┌────────

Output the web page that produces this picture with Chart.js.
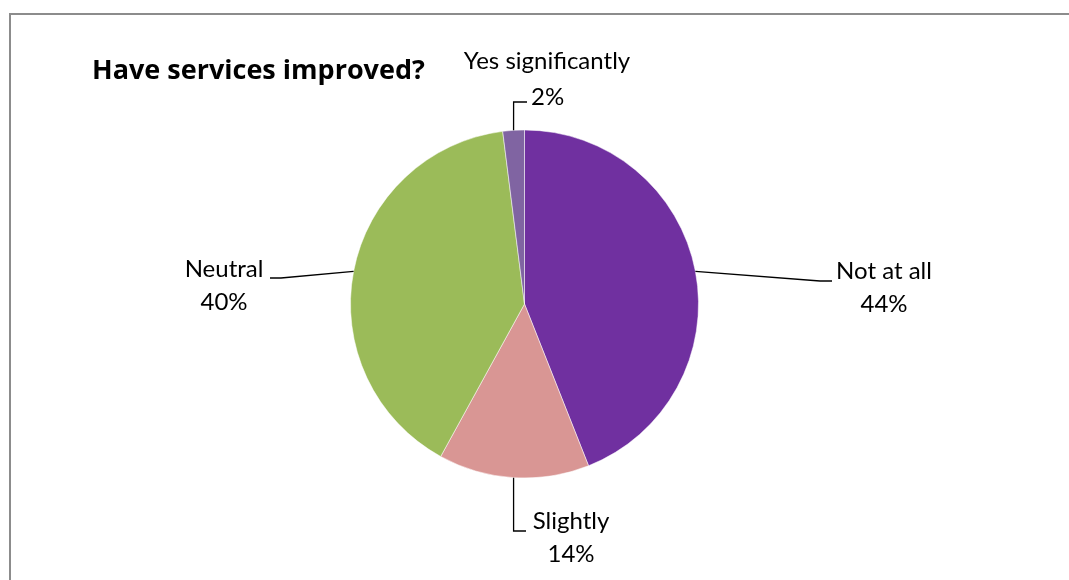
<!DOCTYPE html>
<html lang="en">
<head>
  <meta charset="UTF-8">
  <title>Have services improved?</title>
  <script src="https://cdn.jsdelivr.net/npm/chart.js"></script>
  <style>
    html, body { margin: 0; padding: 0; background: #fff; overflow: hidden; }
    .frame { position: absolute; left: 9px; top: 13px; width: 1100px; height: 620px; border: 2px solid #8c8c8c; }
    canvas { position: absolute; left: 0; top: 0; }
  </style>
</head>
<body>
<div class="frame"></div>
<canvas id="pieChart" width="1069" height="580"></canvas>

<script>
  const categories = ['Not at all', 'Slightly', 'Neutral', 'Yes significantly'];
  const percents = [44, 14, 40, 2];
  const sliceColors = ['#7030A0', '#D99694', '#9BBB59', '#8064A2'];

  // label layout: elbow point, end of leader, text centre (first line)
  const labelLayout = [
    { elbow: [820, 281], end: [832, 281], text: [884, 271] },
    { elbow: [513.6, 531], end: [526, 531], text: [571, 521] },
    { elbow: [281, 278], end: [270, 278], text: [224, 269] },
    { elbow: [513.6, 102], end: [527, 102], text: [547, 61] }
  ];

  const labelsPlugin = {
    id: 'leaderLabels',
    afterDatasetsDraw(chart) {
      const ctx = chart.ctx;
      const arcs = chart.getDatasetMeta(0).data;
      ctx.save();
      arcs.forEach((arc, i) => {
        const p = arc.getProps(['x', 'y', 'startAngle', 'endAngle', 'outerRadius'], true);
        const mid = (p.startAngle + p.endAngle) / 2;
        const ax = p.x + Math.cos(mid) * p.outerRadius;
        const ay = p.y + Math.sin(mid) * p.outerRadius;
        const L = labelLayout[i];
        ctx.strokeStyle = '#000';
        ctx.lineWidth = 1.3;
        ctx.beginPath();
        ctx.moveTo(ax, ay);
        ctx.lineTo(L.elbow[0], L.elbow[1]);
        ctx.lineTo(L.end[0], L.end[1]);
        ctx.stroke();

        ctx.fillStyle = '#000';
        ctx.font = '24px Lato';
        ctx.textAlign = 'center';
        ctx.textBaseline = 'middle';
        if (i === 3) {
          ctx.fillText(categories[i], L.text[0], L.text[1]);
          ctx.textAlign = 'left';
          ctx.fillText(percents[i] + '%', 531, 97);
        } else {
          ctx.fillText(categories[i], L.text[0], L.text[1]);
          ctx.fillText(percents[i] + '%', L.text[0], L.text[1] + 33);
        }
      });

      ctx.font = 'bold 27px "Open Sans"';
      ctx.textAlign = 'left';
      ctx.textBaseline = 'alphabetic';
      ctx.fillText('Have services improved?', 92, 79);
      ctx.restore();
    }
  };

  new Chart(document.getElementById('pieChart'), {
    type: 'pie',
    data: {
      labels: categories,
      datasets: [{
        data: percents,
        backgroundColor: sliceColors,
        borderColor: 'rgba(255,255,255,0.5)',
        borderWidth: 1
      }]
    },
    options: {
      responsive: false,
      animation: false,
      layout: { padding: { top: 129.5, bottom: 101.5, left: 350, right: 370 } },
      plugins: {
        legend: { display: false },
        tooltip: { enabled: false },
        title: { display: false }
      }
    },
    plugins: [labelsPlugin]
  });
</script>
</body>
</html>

└────────

Quote the material in full and exactly; do not carry over its pictures.

Output the web page that produces this picture with Chart.js.
<!DOCTYPE html>
<html lang="en">
<head>
  <meta charset="UTF-8">
  <title>Have services improved?</title>
  <script src="https://cdn.jsdelivr.net/npm/chart.js"></script>
  <style>
    html, body { margin: 0; padding: 0; background: #fff; overflow: hidden; }
    .frame { position: absolute; left: 9px; top: 13px; width: 1100px; height: 620px; border: 2px solid #8c8c8c; }
    canvas { position: absolute; left: 0; top: 0; }
  </style>
</head>
<body>
<div class="frame"></div>
<canvas id="pieChart" width="1069" height="580"></canvas>

<script>
  const categories = ['Not at all', 'Slightly', 'Neutral', 'Yes significantly'];
  const percents = [44, 14, 40, 2];
  const sliceColors = ['#7030A0', '#D99694', '#9BBB59', '#8064A2'];

  // label layout: elbow point, end of leader, text centre (first line)
  const labelLayout = [
    { elbow: [820, 281], end: [832, 281], text: [884, 271] },
    { elbow: [513.6, 531], end: [526, 531], text: [571, 521] },
    { elbow: [281, 278], end: [270, 278], text: [224, 269] },
    { elbow: [513.6, 102], end: [527, 102], text: [547, 61] }
  ];

  const labelsPlugin = {
    id: 'leaderLabels',
    afterDatasetsDraw(chart) {
      const ctx = chart.ctx;
      const arcs = chart.getDatasetMeta(0).data;
      ctx.save();
      arcs.forEach((arc, i) => {
        const p = arc.getProps(['x', 'y', 'startAngle', 'endAngle', 'outerRadius'], true);
        const mid = (p.startAngle + p.endAngle) / 2;
        const ax = p.x + Math.cos(mid) * p.outerRadius;
        const ay = p.y + Math.sin(mid) * p.outerRadius;
        const L = labelLayout[i];
        ctx.strokeStyle = '#000';
        ctx.lineWidth = 1.3;
        ctx.beginPath();
        ctx.moveTo(ax, ay);
        ctx.lineTo(L.elbow[0], L.elbow[1]);
        ctx.lineTo(L.end[0], L.end[1]);
        ctx.stroke();

        ctx.fillStyle = '#000';
        ctx.font = '24px Lato';
        ctx.textAlign = 'center';
        ctx.textBaseline = 'middle';
        if (i === 3) {
          ctx.fillText(categories[i], L.text[0], L.text[1]);
          ctx.textAlign = 'left';
          ctx.fillText(percents[i] + '%', 531, 97);
        } else {
          ctx.fillText(categories[i], L.text[0], L.text[1]);
          ctx.fillText(percents[i] + '%', L.text[0], L.text[1] + 33);
        }
      });

      ctx.font = 'bold 27px "Open Sans"';
      ctx.textAlign = 'left';
      ctx.textBaseline = 'alphabetic';
      ctx.fillText('Have services improved?', 92, 79);
      ctx.restore();
    }
  };

  new Chart(document.getElementById('pieChart'), {
    type: 'pie',
    data: {
      labels: categories,
      datasets: [{
        data: percents,
        backgroundColor: sliceColors,
        borderColor: 'rgba(255,255,255,0.5)',
        borderWidth: 1
      }]
    },
    options: {
      responsive: false,
      animation: false,
      layout: { padding: { top: 129.5, bottom: 101.5, left: 350, right: 370 } },
      plugins: {
        legend: { display: false },
        tooltip: { enabled: false },
        title: { display: false }
      }
    },
    plugins: [labelsPlugin]
  });
</script>
</body>
</html>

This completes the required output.